Recently we have been witnesses to a string of controversial elections: the 2016 US Presidential election, the 2016 Brexit referendum, the 2018 Russian presidential election, the 2018 Zimbabwe elections. The controversies surrounding elections are seemingly endless.

Why are these examples relevant? In the 21st century, we are still conducting most of our voting with paper and pencil. Electronic voting methods could resolve much of the controversies and difficulties regarding conventional elections. It would eliminate the uncertainty of counting and be directly verifiable by anyone, not just by a limited number of officials. Electronic voting also has the benefit of being easier to set up and run periodically, which could be implemented to increase the participation of the population further.

This work focuses on how to utilise blockchain in an electronic voting scheme.
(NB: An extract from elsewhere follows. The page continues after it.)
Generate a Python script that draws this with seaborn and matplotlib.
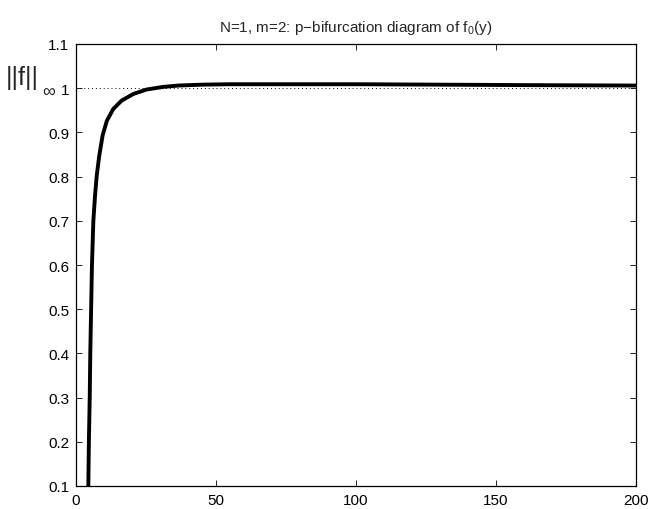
import matplotlib
matplotlib.use("Agg")
import matplotlib.pyplot as plt
import seaborn as sns
import pandas as pd

# data
p_values = [4.4, 4.6, 4.9, 5.1, 5.4, 5.7, 6.2, 6.8, 7.4, 8.3, 9.5, 11.0, 13.3, 16.3, 20.5, 25.2, 31.2, 36.5, 45.0, 55.0, 70.0, 100.0, 130.0, 160.0, 200.0]
norm_values = [0.10, 0.20, 0.30, 0.40, 0.50, 0.60, 0.70, 0.757, 0.802, 0.847, 0.893, 0.926, 0.953, 0.972, 0.987, 0.997, 1.003, 1.006, 1.008, 1.009, 1.009, 1.009, 1.008, 1.007, 1.006]
ref_x = [0, 200]
ref_y = [1.0, 1.0]
x_ticks = [0, 50, 100, 150, 200]
y_ticks = [0.1, 0.2, 0.3, 0.4, 0.5, 0.6, 0.7, 0.8, 0.9, 1.0, 1.1]
y_ticklabels = ["0.1", "0.2", "0.3", "0.4", "0.5", "0.6", "0.7", "0.8", "0.9", "1", "1.1"]

sns.set_style("white")
plt.rcParams['font.family'] = ['Liberation Sans', 'DejaVu Sans']
plt.rcParams['mathtext.fontset'] = 'custom'
plt.rcParams['mathtext.rm'] = 'Liberation Sans'
plt.rcParams['mathtext.it'] = 'Liberation Sans'

fig = plt.figure(figsize=(6.52, 5.10), dpi=100)
ax = fig.add_axes([76/652, 1 - 487/510, (636 - 76)/652, (487 - 45)/510])

df = pd.DataFrame({"p": p_values, "norm": norm_values})
ref = pd.DataFrame({"p": ref_x, "norm": ref_y})
sns.lineplot(data=ref, x="p", y="norm", ax=ax, color="black", linestyle=(0, (1, 3)), linewidth=0.7, sort=False)
sns.lineplot(data=df, x="p", y="norm", ax=ax, color="black", linewidth=2.8, sort=False)

ax.set_xlim(0, 200)
ax.set_ylim(0.1, 1.1)
ax.set_xticks(x_ticks)
ax.set_xticklabels([str(t) for t in x_ticks])
ax.set_yticks(y_ticks)
ax.set_yticklabels(y_ticklabels)
ax.set_xlabel("")
ax.set_ylabel("")
ax.tick_params(direction="in", length=4, width=0.6, labelsize=11, color="black", labelcolor="black",
               bottom=True, left=True, top=True, right=True, pad=5)
for s in ax.spines.values():
    s.set_linewidth(0.9)
    s.set_color("black")

ax.set_title(r"N=1, m=2: p$-$bifurcation diagram of f$_0$(y)", fontsize=11, pad=9)
fig.text(6/652, 1 - 85/510, "||f||", fontsize=18, ha="left", va="baseline")
fig.text(42/652, 1 - 97/510, "\u221e", fontsize=13, ha="left", va="baseline",
         family=['Liberation Sans', 'DejaVu Sans'])

fig.savefig("out.png", dpi=100)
The blockchain is perfect for voting application for two crucial aspects. First and foremost, due to its inherent public nature, everyone can verify the facts on the blockchain. Verifiability should be a critical requirement for any modern voting system. Secondly, the consensus mechanism allows anyone to participate in the validation and recording of the election process. Furthermore, being distributed, no single entity has full control over the infrastructure.

In the context of voting, verifiability is as valuable as privacy. If the body of literature indicates that verifiability is an inherent property of the blockchain, this is not true for privacy. We propose a scheme that satisfies the strong privacy requirement of receipt-freeness. Validation has shown that the scheme is suitable for large-scale elections and that it performs well on consumer grade hardware.